Hanews-はにゅうす

ウィーン歌曲歌手、「はにうたかこ」の毎日のちょっとしたことを書いています

見えるってすごいこと

2008年04月04日 00時37分36秒 | Weblog
今日はとても貴重な体験をしてきました。「暗闇での対話」とでも訳しましょうか。そういう催しに申し込んで行ってきました。つまり普通の人が何も見えない世界を体験するというものです。

普通は8人で一つのグループらしいのですが、前もって予約する時に「外国人なので、ドイツ語に不安がある。特に周りの人が叫んだり、大きな声で話をしたら、わからなくなって置いてきぼりになるので怖い。」と言ったら、空いている時間を選んでくれ、また一人だけのマンツーマン参加をさせてもらえました。

まず、入り口で盲人用のステッキをもらいます。それを手首にかけて、コンコンと道を確認しながら真っ暗闇に入っていきます。本気で何も見えません。見えないのに見ようとするからか、途中三半規管もあいまってめまいを起こす人がいるそうです。実は私もその一人。かなりくらくら来ました。家に帰ってきた今も、まだ何か回ってます。

今回は生まれた時から全盲であるという、ハンガリー人のシャンドルさんに案内してもらいました。まずは、地面の感触を確かめながら(ちゃんとコンクリか芝生か石だたみかわかった)どこかに向かっていきます。何かの木にあたりました。「本物かどうかわかる?」といわれたので、とっさに匂いをかいでいました。次は足元に鉄のかたまりがありました。あちこちさわっているとベンチでした。

そんなことをしながら、今度は街の中へ入っていきます。横断歩道はおそらく数センチの段差なんだと思いますが、降りるのも、あがるのも怖かったです。それに今横断歩道を渡っているといわれても、どの方向に歩いているのかわかりません。シャンドルさんの声だけが頼りです。もし案内役の人がいなかったら、道の真ん中に座り込んで動けなくなってると思います。

ポストやスーパーのレジは触ってわかりましたが、かなり時間がかかったのが、道路のゴミ箱。自分が見えなくなったら確認のために何分もゴミ箱を手でなめまわすことになるのか、と思ったら恥ずかしかったです。もちろん今回は危険なものは触らないし、最初に段差は横断歩道だけと教えてもらっていたので、大丈夫でしたが、普通の生活の中で、未知の物に触る前に危険かどうかの認識なんかできないなぁと痛感。

野菜や果物はわかりやすかったけど、自称「鼻はいい」と思っていたのに、ナツメグやカレー粉、お茶の匂いがわかりませんでした。(2006年からおいているから古いということもある)

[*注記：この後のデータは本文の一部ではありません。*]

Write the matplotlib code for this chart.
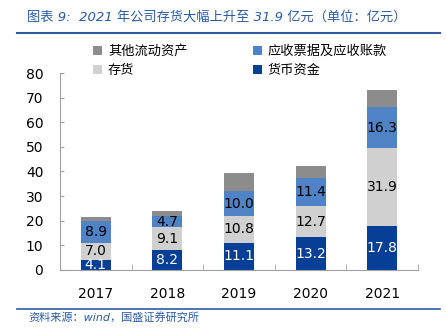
import matplotlib
matplotlib.use("Agg")
import matplotlib.pyplot as plt
import numpy as np

plt.rcParams['font.family'] = ['DejaVu Sans', 'Noto Sans CJK SC']

years = ["2017", "2018", "2019", "2020", "2021"]
cash = [4.1, 8.2, 11.1, 13.2, 17.8]
inventory = [7.0, 9.1, 10.8, 12.7, 31.9]
receivables = [8.9, 4.7, 10.0, 11.4, 16.3]
other = [1.5, 2.1, 7.6, 5.1, 7.1]

names = ["货币资金", "存货", "应收票据及应收账款", "其他流动资产"]
colors = ["#073F97", "#D0D0D0", "#4F83C6", "#8C8C8C"]
label_colors = ["white", "black", "black", None]

cjk = ['Noto Sans CJK SC', 'DejaVu Sans']
latin_first = ['DejaVu Sans', 'Noto Sans CJK SC']

fig = plt.figure(figsize=(4.46, 3.32), dpi=100)
ax = fig.add_axes([0.1345, 0.187, 0.803, 0.593])

x = np.arange(len(years))
bottom = np.zeros(len(years))
bars = {}
for series, name, c, lc in zip([cash, inventory, receivables, other], names, colors, label_colors):
    vals = np.array(series)
    b = ax.bar(x, vals, 0.42, bottom=bottom, color=c, label=name, zorder=2)
    bars[name] = b
    if lc is not None:
        for xi, bo, v in zip(x, bottom, vals):
            ax.text(xi, bo + v / 2, f"{v:.1f}", ha="center", va="center",
                    fontsize=10, color=lc, zorder=3)
    bottom += vals

ax.set_xlim(-0.5, len(years) - 0.5)
ax.set_ylim(0, 80)
ax.set_yticks(range(0, 81, 10))
ax.set_xticks(x)
ax.set_xticklabels(years)
ax.tick_params(axis="x", length=0, labelsize=10, pad=12)
ax.tick_params(axis="y", length=3, direction="in", color="#A0A0A0", labelsize=10, pad=12)
ax.set_xticks(np.arange(-0.5, len(years), 1), minor=True)
ax.tick_params(axis="x", which="minor", length=4, color="#A0A0A0", direction="in")
for s in ["top", "right"]:
    ax.spines[s].set_visible(False)
for s in ["left", "bottom"]:
    ax.spines[s].set_color("#A0A0A0")

handles = [bars["其他流动资产"], bars["存货"], bars["应收票据及应收账款"], bars["货币资金"]]
labels = ["其他流动资产", "存货", "应收票据及应收账款", "货币资金"]
fig.legend(handles, labels, ncol=2, loc="upper left", bbox_to_anchor=(0.183, 0.9),
           frameon=False, prop={"family": cjk, "size": 9.5}, handlelength=0.65,
           handleheight=0.65, handletextpad=0.45, columnspacing=5.0, labelspacing=0.45)

fig.text(0.06, 0.948, "图表 9:  2021 年公司存货大幅上升至 31.9 亿元（单位：亿元）",
         fontsize=9.5, color="#2A5AA6", style="italic", family=latin_first, va="center")
fig.add_artist(plt.Line2D([0.038, 0.986], [0.9, 0.9], color="#2E5C9E", lw=1.5))
fig.add_artist(plt.Line2D([0.038, 0.986], [0.069, 0.069], color="#2E5C9E", lw=1.2))
fig.text(0.063, 0.043, "资料来源：wind，国盛证券研究所", fontsize=8, color="#2A5AA6",
         style="italic", family=latin_first, va="center")

fig.savefig("out.png", dpi=100)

不思議なことに、シャンドルさんには私が匂いをかいでいることや、(ほとんど音はさせていない)どっちをむいているとか、何をつかんだとか、見えているんです。これには驚きました。なんで?って思いましたもん。

それからバスにも乗りました。(もちろん暗闇の中で)これは乗り降りの段差が怖かった上に、乗って「前に椅子がありますよ」と言われて座ろうとして、手すりに思いっきり顔をぶつけました。痛かった!

もちろん見えない状態では、自転車も車も自分では乗れないし、触るか、匂いをかぐか、聞くかしないと、目の前に何があるのかなにもわからないのはかなりキツイなぁと思いましたし、工事中の「立ち入り禁止」や「迂回せよ」の看板なんか読めるはずもなく…(ところが看板があるとわかれば、字の上塗りが手で触って読めるらしいんです)

真っ暗だということは、こんなにしんどいことか!と痛感しました。特に視力には不安があるので、早いうちにこういう体験ができてよかったです。

最後は、バーで飲み物を頼みます。ワインにしようと思ったのですが、赤だか白だかわからないので、結局コーヒーを頼んで(クリームもお砂糖も入れました)ちゃんとお金も払ってきました。もちろん暗闇で。